We urged the district court to dismiss the case according to these principles, but the Southern District found that the Ministry’s act of sending the letter was carried out in relation with commercial activity because private actors may, and do, send demand letters claiming ownership of artifacts slated for auction. However, this determination did not take into account the particular nature of cultural heritage/patrimonial items and the role States play in ensuring that this type of property is protected from looting and unlawful exploitation.
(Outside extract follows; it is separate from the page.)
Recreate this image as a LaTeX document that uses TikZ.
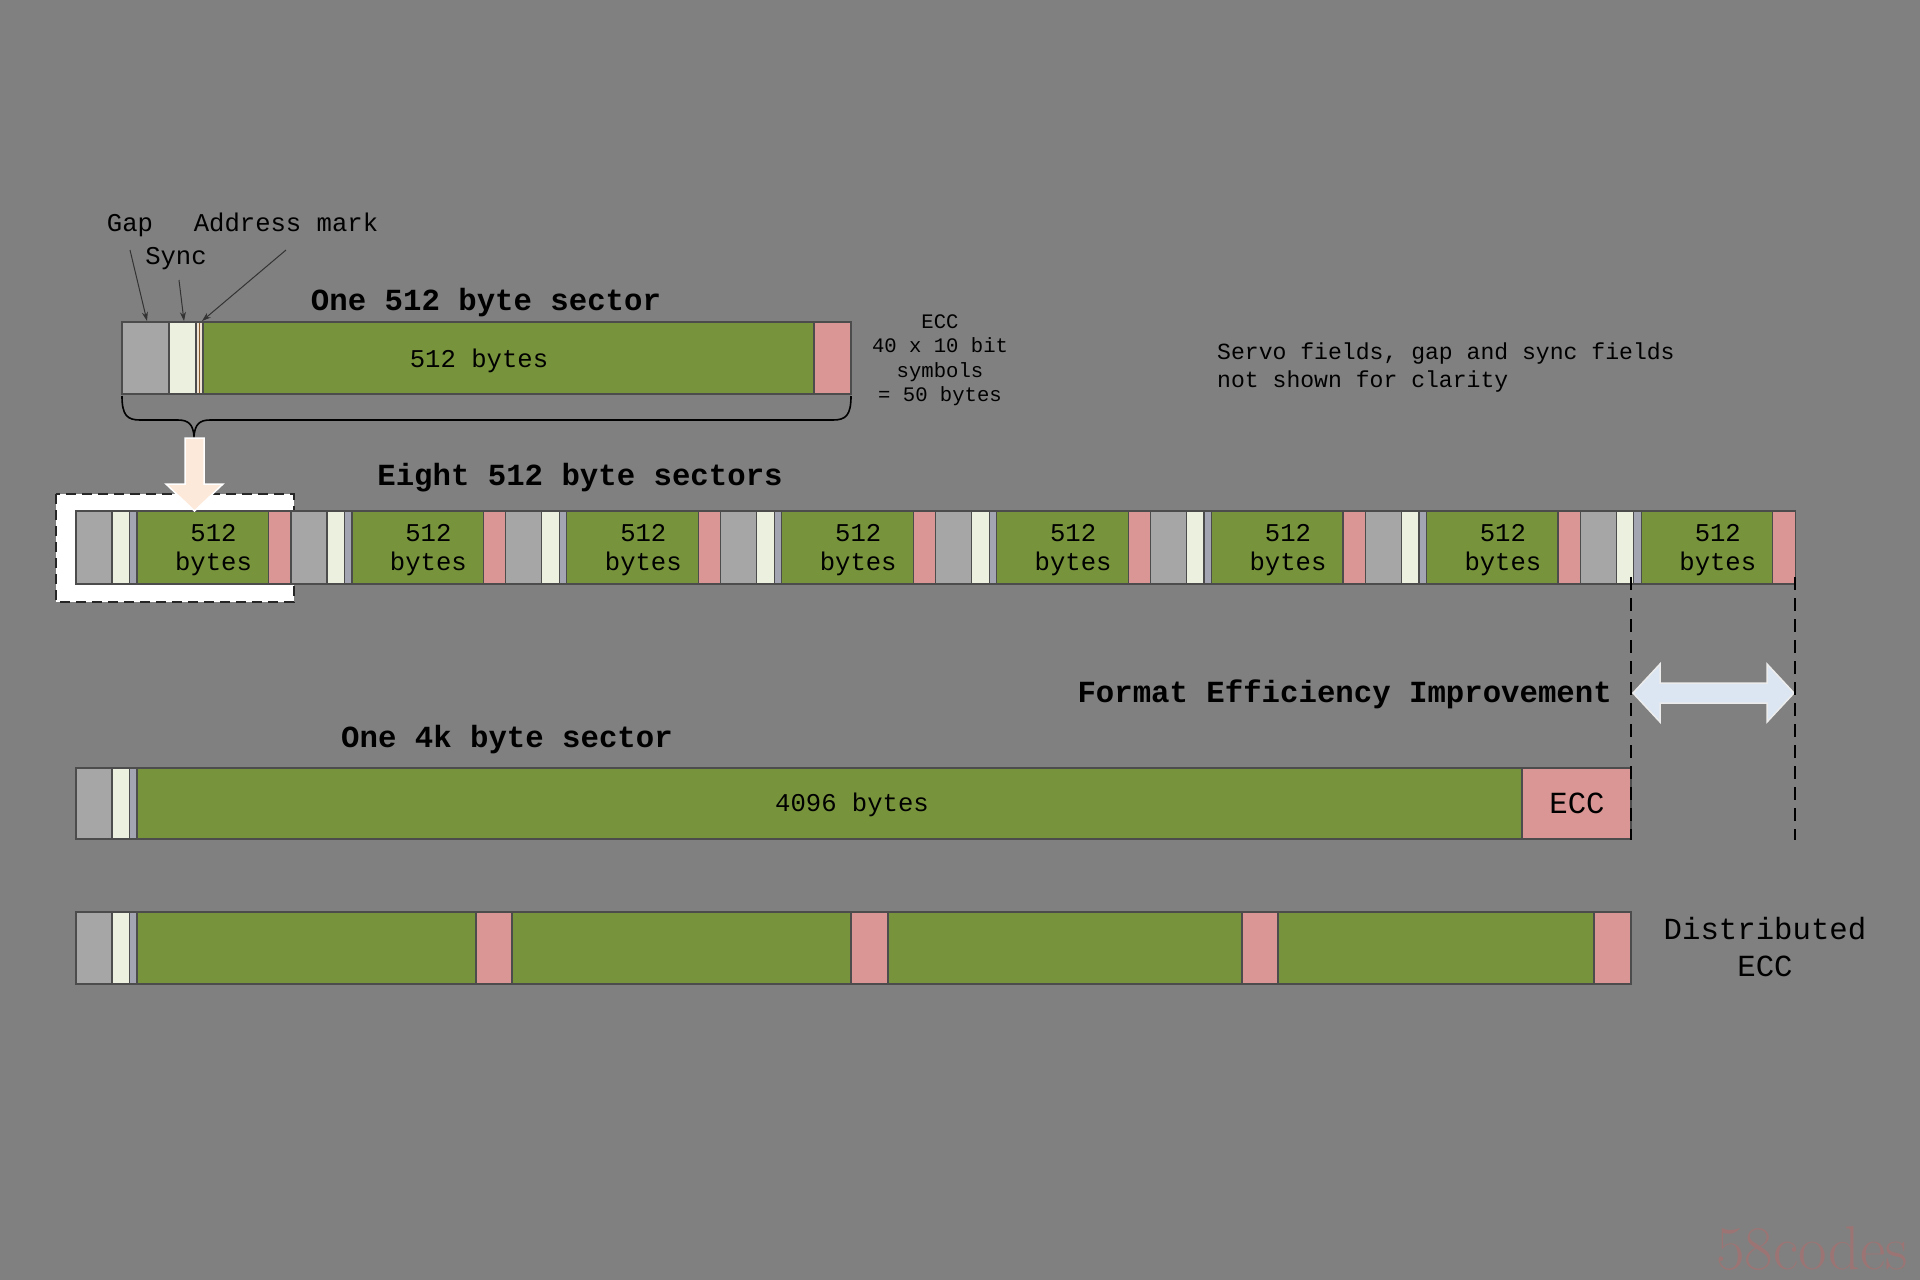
\documentclass[tikz,border=0pt]{standalone}
\usepackage{fontspec}
\setmonofont{Liberation Mono}
\usetikzlibrary{arrows.meta}
\definecolor{bg}{HTML}{808080}
\definecolor{cgap}{HTML}{A6A6A6}
\definecolor{csync}{HTML}{EBF1DE}
\definecolor{cthin}{HTML}{A3A6B2}
\definecolor{caddr}{HTML}{EFE4D4}
\definecolor{cgreen}{HTML}{77933C}
\definecolor{cpink}{HTML}{D99694}
\definecolor{cpeach}{HTML}{FDE9D9}
\definecolor{cblue}{HTML}{DCE6F2}
\definecolor{wmark}{HTML}{A87070}
\tikzset{
  fld/.style={draw=black!70, line width=1.2pt},
  txt/.style={font=\ttfamily\fontsize{25.6}{29.5}\selectfont, inner sep=0pt, text=black, align=center},
  ttl/.style={font=\ttfamily\bfseries\fontsize{30.7}{36}\selectfont, inner sep=0pt, text=black},
  big/.style={font=\ttfamily\fontsize{30.7}{36.5}\selectfont, inner sep=0pt, text=black, align=center},
  note/.style={font=\ttfamily\fontsize{23.1}{28}\selectfont, inner sep=0pt, text=black, align=left},
  small/.style={font=\ttfamily\fontsize{20.6}{24.5}\selectfont, inner sep=0pt, text=black, align=center},
  ptr/.style={draw=black!80, line width=1pt, -{Stealth[length=9pt,width=6pt]}},
  vdash/.style={draw=black, line width=2.8pt, dash pattern=on 13pt off 8pt},
}
\begin{document}
\begin{tikzpicture}[x=1pt,y=-1pt]
\useasboundingbox (0,0) rectangle (1920,1280);
\fill[bg] (0,0) rectangle (1920,1280);

% ---------- One 512 byte sector ----------
\filldraw[fld, fill=cgap]   (122,322) rectangle (169,394);
\filldraw[fld, fill=csync]  (169,322) rectangle (196,394);
\filldraw[fld, draw=black!70, fill=caddr] (196,322) rectangle (203,394);
\draw[draw=brown!70!black, line width=1pt] (199,323) -- (199,393);
\filldraw[fld, fill=cgreen] (203,322) rectangle (814,394);
\filldraw[fld, fill=cpink]  (814,322) rectangle (851,394);
\node[txt] (onebytes) at (479,360.5) {512 bytes};
\node[ttl] (t1) at (486,302.5) {One 512 byte sector};

\node[txt, anchor=mid] (gap) at (130,229) {Gap};
\node[txt, anchor=mid] (addr) at (286,229) {Address mark};
\node[txt, anchor=mid] (sync) at (176,262) {Sync};
\coordinate (gapS) at (130,250);
\coordinate (gapT) at (147,321);
\coordinate (syncS) at (179,280);
\coordinate (syncT) at (184,321);
\coordinate (addrS) at (286,250);
\coordinate (addrT) at (202,321);
\draw[ptr] (gapS) -- (gapT);
\draw[ptr] (syncS) -- (syncT);
\draw[ptr] (addrS) -- (addrT);

\node[small] (ecclbl) at (940,360) {ECC\\40 x 10 bit\\symbols\\= 50 bytes};
\node[note, anchor=west] (servo) at (1217,367.5) {Servo fields, gap and sync fields\\not shown for clarity};

% brace
\draw[black, line width=1.6pt]
  (122,396) .. controls (122,415) and (127,420) .. (140,420) -- (178,420)
  .. controls (189,420) and (193,425) .. (194,436)
  .. controls (195,425) and (199,420) .. (210,420) -- (833,420)
  .. controls (846,420) and (851,415) .. (851,396);

% ---------- Eight 512 byte sectors ----------
\node[ttl] (t2) at (580,477.5) {Eight 512 byte sectors};
\filldraw[fill=white, draw=black!85, line width=2.2pt, dash pattern=on 10pt off 6pt] (56,494) rectangle (294,602);
\foreach \i in {0,...,7} {
  \pgfmathsetmacro\xs{76+\i*214.9}
  \filldraw[fld, fill=cgap]   (\xs,511) rectangle ++(36,73);
  \filldraw[fld, fill=csync]  (\xs+36,511) rectangle ++(17.5,73);
  \filldraw[fld, fill=cthin]  (\xs+53.5,511) rectangle ++(7.5,73);
  \filldraw[fld, fill=cgreen] (\xs+61,511) rectangle ++(131.5,73);
  \filldraw[fld, fill=cpink]  (\xs+192.5,511) rectangle ++(22.4,73);
  \node[txt] (sec\i) at (\xs+137.5,550) {512\\bytes};
}

% block arrow down
\filldraw[fill=cpeach, draw=white, line width=1.5pt]
  (185,438) -- (204,438) -- (204,484) -- (223,484) -- (194.5,511)
  -- (166,484) -- (185,484) -- cycle;

% ---------- efficiency ----------
\coordinate (dA1) at (1631,577);
\coordinate (dA2) at (1631,840);
\coordinate (dB1) at (1795,577);
\coordinate (dB2) at (1795,840);
\node[ttl, anchor=east] (fmt) at (1612,694.5) {Format Efficiency Improvement};
\filldraw[fill=cblue, draw=white!85!gray, line width=1.5pt]
  (1633,693) -- (1660,664) -- (1660,683) -- (1767,683) -- (1767,664)
  -- (1794,693) -- (1767,722) -- (1767,703) -- (1660,703) -- (1660,722) -- cycle;

% ---------- One 4k byte sector ----------
\node[ttl] (t3) at (507,739.5) {One 4k byte sector};
\filldraw[fld, fill=cgap]   (76,768) rectangle (112,839);
\filldraw[fld, fill=csync]  (112,768) rectangle (129.5,839);
\filldraw[fld, fill=cthin]  (129.5,768) rectangle (137,839);
\filldraw[fld, fill=cgreen] (137,768) rectangle (1522,839);
\filldraw[fld, fill=cpink]  (1522,768) rectangle (1631,839);
\node[txt] (kbytes) at (852,804.5) {4096 bytes};
\node[big] (kecc) at (1577,803) {ECC};

\draw[vdash] (dA1) -- (dA2);
\draw[vdash] (dB1) -- (dB2);

% ---------- Distributed ECC ----------
\filldraw[fld, fill=cgap]   (76,912) rectangle (112,984);
\filldraw[fld, fill=csync]  (112,912) rectangle (129.5,984);
\filldraw[fld, fill=cthin]  (129.5,912) rectangle (137,984);
\filldraw[fld, fill=cgreen] (137,912) rectangle (1631,984);
\filldraw[fld, fill=cpink]  (476,912) rectangle (512,984);
\filldraw[fld, fill=cpink]  (851,912) rectangle (888,984);
\filldraw[fld, fill=cpink]  (1242,912) rectangle (1278,984);
\filldraw[fld, fill=cpink]  (1594,912) rectangle (1631,984);
\node[big] (dist) at (1765,947) {Distributed\\ECC};

% watermark
\node[font=\fontsize{62}{66}\selectfont, text=wmark, text opacity=0.7, inner sep=0pt] (wm) at (1812,1248) {58codes};
\end{tikzpicture}
\end{document}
As a law firm specializing in cultural heritage disputes, Amineddoleh & Associates worked tirelessly to distinguish the Ministry’s acts from commercial activity both in the district court case and on appeal – which ultimately proved successful.

Today, the Second Circuit released its opinion reversing the district court and stating that Greece’s enactment and enforcement of patrimony laws are archetypal sovereign activities and therefore do not provide the requisite connection to commercial activity that would authorize suit under FSIA. Barnet et al v. Ministry of Culture and Sports of the Hellenic Republic, 19-2171 (2d Cir. 2020). After reviewing Greece’s laws governing its cultural heritage, including items like the Bronze Horse, the Second Circuit determined that the core act carried out by the Ministry – sending a letter asserting ownership over the figurine – was of a sovereign nature. In the court’s own words, “nationalizing property is a distinctly sovereign act,” as an extension of its police power. Private parties simply cannot nationalize historical artifacts and regulate their export and ownership – this power belongs to sovereign nations alone.

We are pleased to have worked with colleagues from Foley Hoag on this appeal to the Second Circuit. We are also pleased that the Second Circuit made a correct decision in keeping with international norms of comity and the applicable judicial precedent, which will support foreign sovereigns and agencies in tracking down and preventing the sale of looted antiquities and cultural heritage items in the U.S.